With the way that the prize money is distributed at the end of the year, that's going to leave a big hole in the team's budget for next season. The normally outspoken team principal Guenther Steiner has been notably subdued in 2021, keeping his head down between reluctant media appearances having to apologise for the latest mistake by Nikita Mazepin, while looking on from the pit wall as his cars plod around at the back of the field week after week. The big question now is whether Haas has the resilience and spirit to pick themselves up and dust themselves off from this sobering experience.
The driver line-up
The battle of the Haas team mates has been embarrassingly one-sided, with a clean sweep for Mick Schumacher across all 20 qualifying sessions that he and Nikita Mazepin were able to participate in across the season (Schumacher missed Monaco and Hungary after crashing in final practice). Generally speaking Schumacher was up to half a second faster than Mazepin, with the gap between them closest in Azerbaijan and stretching to almost four seconds in Sochi. Mazepin complained that he was being held back in the early outings by running a heavier car than Schumacher, but things got little better in the second half of the season when both drivers definitely enjoyed equal hardware.

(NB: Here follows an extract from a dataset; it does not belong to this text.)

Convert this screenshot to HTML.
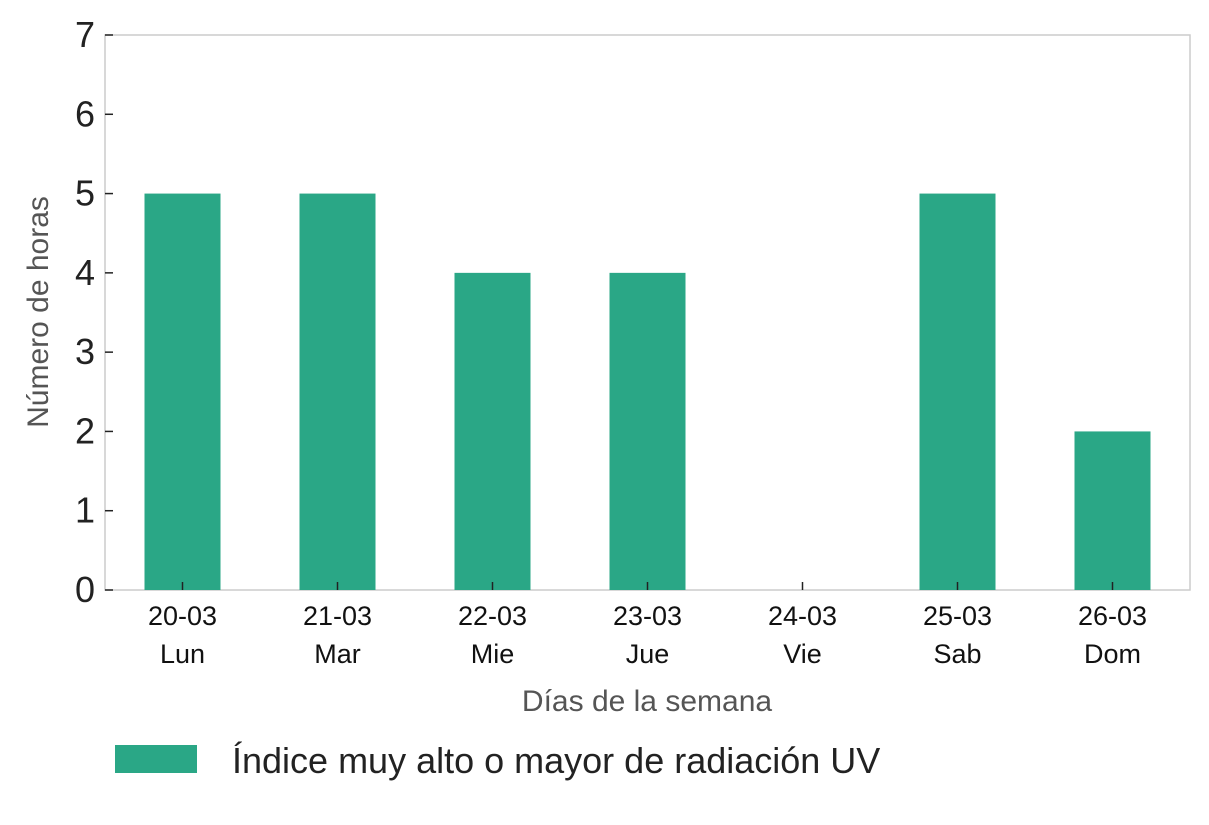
<!DOCTYPE html>
<html><head><meta charset="utf-8"><style>
body{margin:0;background:#fff;}
svg text{font-family:"Liberation Sans",sans-serif;}
</style></head><body>
<svg id="chart" width="1209" height="820">
<rect x="105" y="35" width="1085" height="555" fill="none" stroke="#cccccc" stroke-width="1.5"/>
<g id="bars"></g><g id="yticks"></g><g id="xticks"></g>
<text x="48" y="312" transform="rotate(-90 48 312)" text-anchor="middle" font-size="30" fill="#555">Número de horas</text>
<text x="647" y="711" text-anchor="middle" font-size="30" fill="#555">Días de la semana</text>
<rect x="115" y="745" width="82" height="28" fill="#2aa786"/>
<text x="232" y="773" font-size="36" fill="#222">Índice muy alto o mayor de radiación UV</text>
</svg>
<script>
const dates=["20-03","21-03","22-03","23-03","24-03","25-03","26-03"];
const days=["Lun","Mar","Mie","Jue","Vie","Sab","Dom"];
const hours=[5,5,4,4,0,5,2];
const yTicks=[0,1,2,3,4,5,6,7];
const NS="http://www.w3.org/2000/svg";
const x0=105,x1=1190,y0=590,y1=35,yMax=7;
const step=(x1-x0)/dates.length;
const xc=i=>x0+step*(i+0.5);
const y=v=>y0-(v/yMax)*(y0-y1);
function mk(t,a,p){const e=document.createElementNS(NS,t);for(const k in a)e.setAttribute(k,a[k]);p.appendChild(e);return e;}
const gb=document.getElementById('bars'),gy=document.getElementById('yticks'),gx=document.getElementById('xticks');
hours.forEach((v,i)=>{
 const r=mk('rect',{x:xc(i)-38,y:y(v),width:76,height:y0-y(v),fill:'#2aa786'},gb);
 
 
});
yTicks.forEach(t=>{
 const l=mk('line',{x1:x0,x2:x0+8,y1:y(t),y2:y(t),stroke:'#222','stroke-width':1.5},gy);
 
 
 const tx=mk('text',{x:x0-10,y:y(t)+12,'text-anchor':'end','font-size':36,fill:'#222'},gy);
 tx.textContent=t;
 
 
});
dates.forEach((d,i)=>{
 const l=mk('line',{x1:xc(i),x2:xc(i),y1:y0,y2:y0-8,stroke:'#222','stroke-width':1.5},gx);
 
 
 const t1=mk('text',{x:xc(i),y:625,'text-anchor':'middle','font-size':27,fill:'#111'},gx);
 t1.textContent=d;
 
 
 const t2=mk('text',{x:xc(i),y:663,'text-anchor':'middle','font-size':27,fill:'#111'},gx);
 t2.textContent=days[i];
 
 
});
</script>
</body></html>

Schumacher finished the lion's share of the races ahead of Mazepin, although there were exceptions - he had a fuel pressure problem in Monaco and suffered damage colliding with Kimi Raikkonen in Brazil, for example. Arguably Mazepin's one true 'win' over Schumacher was at Silverstone when Schumacher struggled badly with his tyres and didn't defend too hard when his team mate came calling at Copse.
The pair's best joint race was Azerbaijan, the only time that one or other of them wasn't the last legitimate runner on the track. In fact, in that most unusual of races, they finished ahead of both Lewis Hamilton and Max Verstappen, but let's just say there were 'circumstances'. Belgium was also a special case, but otherwise it was a relentlessly bleak season for Haas. One slight break in the doom and gloom can be found in generally solid reliability across the season with few technical retirements; but then it is usually easier to be reliable when you're also slowest.
How 2022 is looking for Haas
Schumacher has done enough to justify the faith that the Ferrari Driver Academy has in him and it was no surprise to see him retained by Haas for 2022. His overall personal development and improvement has been solid if not as spectacular as some might have hoped for given the weight of expectation he bears through his family name, but he's poised to build on what he's learned up to now if Haas can only come up with a competitive package to allow him to show it.
As for Mazepin, the wide-spread impression that he's only there because of his father's financial involvement in the team persists, and it's hard to find anyone in the paddock who thinks that he truly deserves his current seat at the top flight of motorsport. Anyone else with his rookie season track record would have been heading for the exit. But to be fair it's not entirely his fault - the VF-21 really has been a dreadful package, regardless of who is at the wheel.
Can Haas come up with a better offering in 2022 in association with its technical partners Ferrari and Dallara? At the very least the team needs points, and ideally a close battle with Alfa Romeo and Williams to dodge a second wooden spoon. Otherwise it's not entirely too much of a stretch to suggest that Haas might not survive the season as a going concern, especially if Dimitri Mazepin decides that it's doing his son's reputation more harm than good. If the team does implode, only Schumacher looks likely to have put himself into a position to escape the fallout.